My Lords, I thank the noble Baroness, Lady Hamwee, for her explanation of this set of amendments. I shall be brief in presenting Amendment 28. I am a member of the Joint Committee on Human Rights, which considered the Bill and the issue of granting authorisations. This amendment would restrict the authorities that can grant criminal conduct authorisations to police forces, the National Crime Agency, the Serious Fraud Office and the intelligence services.
The recent Joint Committee on Human Rights report considers the wide range of public bodies in the Bill unnecessary and unproductive. Criminal conduct authorisations, from a human rights perspective, must first consider whether the exceptional power to authorise crimes to be committed without redress is truly necessary for all these public authorities.
I repeat what I said at the start of this debate: that the reduction in the list is not about reducing the number of authorities which can engage covert human intelligence sources. It is about which of those authorities can grant criminal conduct authorisations—as the noble Lord, Lord Cormack, put it, fighting crime by allowing the commission of crime.
I acknowledge the reduction in the number of authorities that can engage human sources. I had hoped that I had explained that at the start of the debate, when I sought to explain the structure of Amendment 27. I do not dispute that a lot of what all the authorities in question deal with is very serious, including organised crime in some instances, but I have to say that I end this debate far more disturbed and distressed than I was half or three-quarters of an hour ago. We seem to be sliding into an acceptance of the position that, if there can be a CHIS, subject to the safeguards in particular cases that we have spent quite a lot of time on, there can be a criminal authorisation.

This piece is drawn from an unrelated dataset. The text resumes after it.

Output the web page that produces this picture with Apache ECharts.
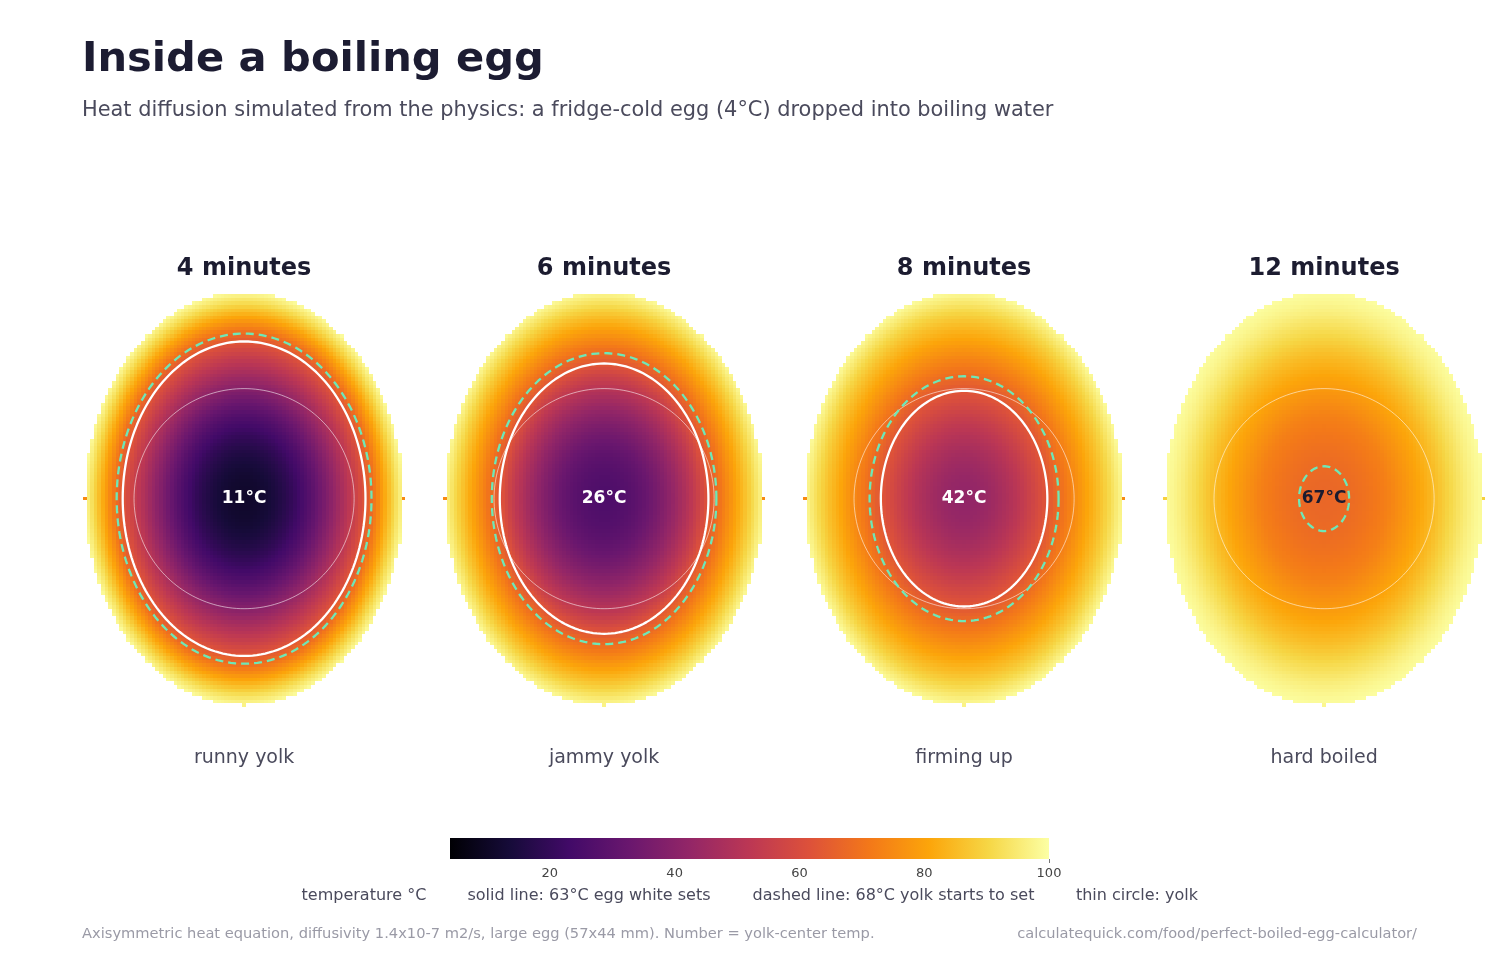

Should every public body have what has been described as a tool? It is a tool, but it should be a tool employed and allowed in only the narrowest, most specific and most extreme of circumstances, which is what the agencies that remain on the list of those able to grant criminal conduct authorisations deal with. They deal with extreme circumstances, and that includes the police. If every public body or public authority on this list has a tool, how should we regard the police? How should we think about society’s attitude to using crime to fight crime? I should have thought, for instance, that it should be for the police to deal with the theft of vaccine. I had hoped that I had distinguished very clearly between the two different situations.
I was puzzled by the noble Baroness, Lady McIntosh, saying that she understood that no case studies could be provided for some of the authorities because the provisions were not yet applied. I had thought that the whole Bill was about putting on a statutory basis what had been going on without that statutory basis. However, having said that—quite emotionally, I accept, because I do feel that this is emotional as well as something to which we should apply rigour and judgment, and I had hoped that that was what we were doing—I think it is about how we regard how we run our society, the place of the police in it and the trust that we have in public authorities. However, we have heard Labour say that it cannot support this amendment, so I shall not take the time of the House on a Division and I beg leave to withdraw.